The Wildcats play up-tempo basketball. They space the floor. They share the ball. They deploy a European style reinforced by the recruitment of many impressive foreign-born players. They look far more like the teams Lute Olson built during his reign of domination in Tucson than what Sean Miller produced before his exile.
Lloyd has turned out to be a home-run hire for Arizona. Smart basketball people on the West coast insist there would be no powerhouse at Gonzaga if not for Lute Olson’s Wildcats. And now Gonzaga has returned the favor in the shape of a former Zags assistant coach who has quickly returned Arizona to national prominence.
Lloyd likes his team to play free, to figure things out on their own. He rarely calls a timeout in moments of duress. And that brings us to the second half of Saturday’s game.

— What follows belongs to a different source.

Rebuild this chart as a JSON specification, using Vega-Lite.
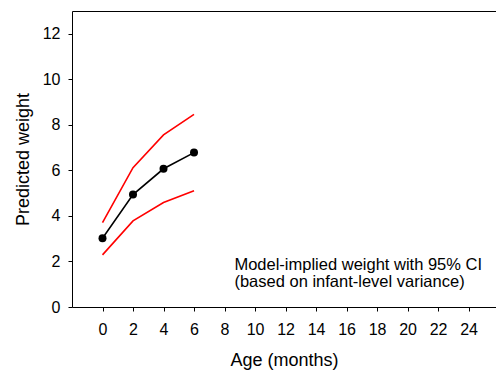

Whatever Hurley said at halftime clearly had an impact. The Sun Devils returned to the court and promptly defended at an elite level. They pressed after made baskets. They went on an 18-4 run that turned their arena into a madhouse, drowning out the Arizona faithful. They made it difficult for the Wildcats to get a shot off on most possessions, bottling up a team that had been averaging 90 points per game.
They generated their offense through their pit bull brand defense, producing a staggering sequence of turnovers and dunks. They exposed the only flaw on Arizona’s roster, the kind of scorer who can create buckets on command and stop droughts in progress.
ASU even made Lloyd call timeout to regroup.
But after closing within two points, it all slipped away from Hurley’s crew, a team that reverted to missing three-point shots and losing its first Pac-12 game of the season.
In the end, there was reason for both fan bases to feel good about their New Year’s Eve showdown. Arizona fans left with trolling rights, honking their horns on their way out of Tempe. ASU fans took solace in a long stretch of second-half basketball when the Sun Devils truly smothered a juggernaut. And if Hurley’s club can bottle and duplicate their second-half performance and stack home wins against Washington State and Washington in the coming week, they will be in great shape entering 2023.